Plaintiffs have requested, in the event that this Court denies their motion for reconsideration, that the Court grant a stay of the vacatur order pending appeal to the Ninth Circuit. For the reasons below, the Court DENIES Plaintiffs' request.

"A stay is not a matter of right. It is instead an exercise of judicial discretion that is dependent upon the circumstances of the particular case." Lair v. Bullock, No. 12-35809, 2012 WL 4883247, at *2 (9th Cir. Oct. 16, 2012) (internal quotations and alterations omitted) (citing Nken v. Holder, 556 U.S. 418, 434 (2009)). "The party requesting a stay bears the burden of showing that the circumstances justify an exercise of this Court's discretion." Id. (internal quotations and alterations omitted) (citing Nken, 556 U.S. at 433-44).

The Court's discretion is guided by the following four-factor analysis: (1) whether the stay applicant has made a strong showing that he is likely to succeed on the merits; (2) whether the applicant will be irreparably injured absent a stay; (3) whether issuance of the stay will substantially injure the other parties interested in the proceeding; and (4) where the public interest lies. See id. (citing Nken, 556 U.S. at 434).

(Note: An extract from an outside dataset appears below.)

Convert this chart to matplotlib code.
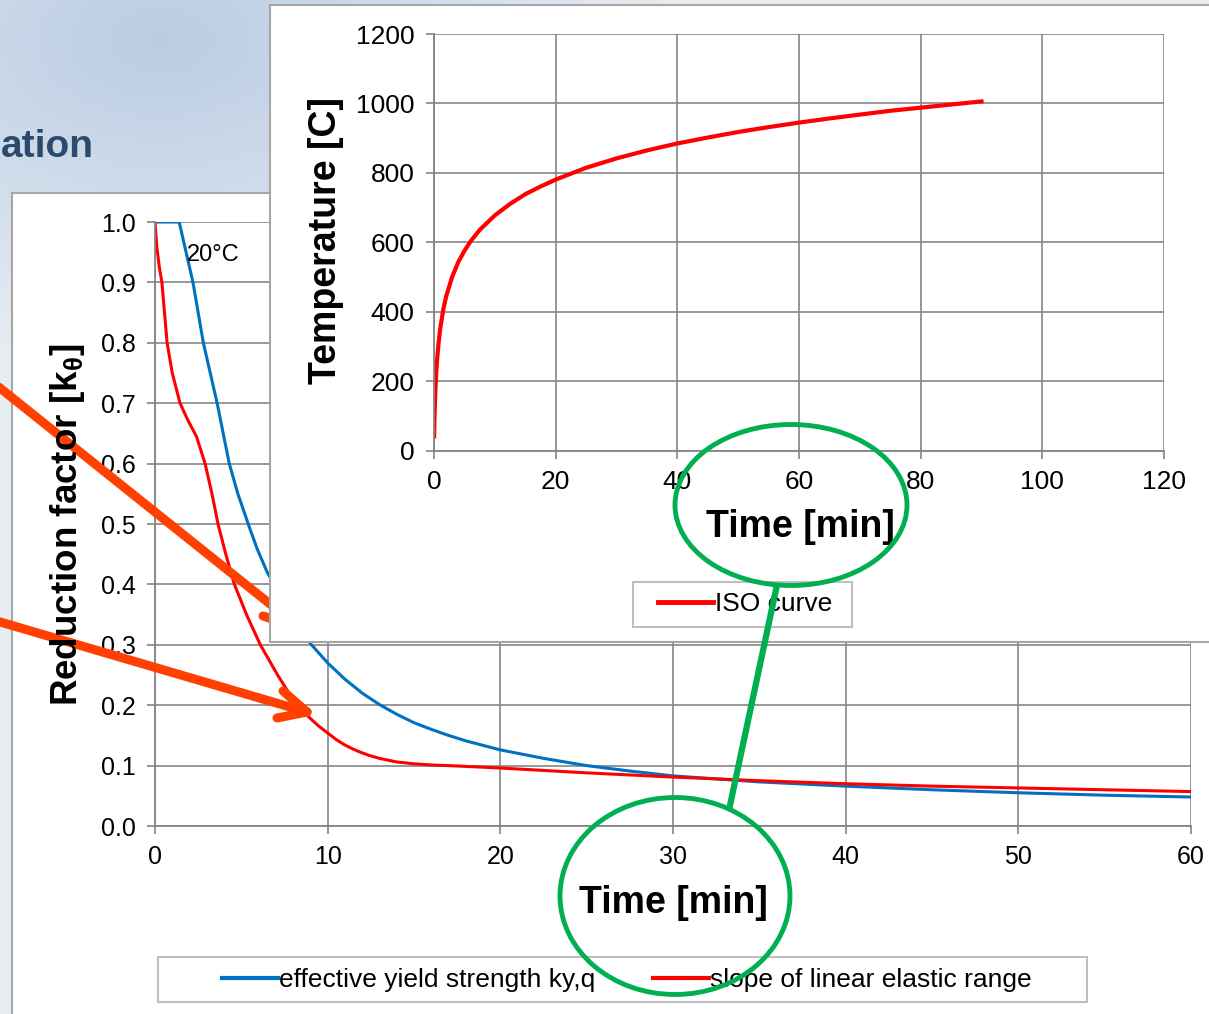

According to the Supreme Court, the first two factors "are the most critical." Nken, 556 U.S. at 434. In theory, Plaintiffs could be irreparably injured absent a stay if the Ninth Circuit were to find that SJN and MFS are alter egos, since the $300,000 will most likely leave the district once the attachment is vacated and any remaining assets are unknown. However, Plaintiffs have almost no chance of success on the merits, and "[a]n erroneous attachment of funds is extremely burdensome on the companies whose funds are attached." REA Navigation, Inc. v. World Wide Shipping Ltd., 08 Civ. 9951, 2009 WL 3334794, at *3 (S.D.N.Y. Oct. 14, 2009). The Supreme Court made it clear in Nken that "[i]t is not enough that the chance of success on the merits be better than negligible. ... More than a mere 'possibility' of relief is required." 556 U.S. at 434 (internal quotation marks and alterations omitted). Here, Plaintiffs have not offered any evidence tending to show that SJN and MFS are alter egos. They have made much of the connections among the other Dasin companies, and between MFS and SJN (Singapore), but they have not offered one iota of evidence showing that MFS is the alter ego of SJN.

Therefore, the Court DENIES Plaintiffs' request for a stay pending appeal, and directs the Clerk to enter judgment vacating the attachment of $300,000.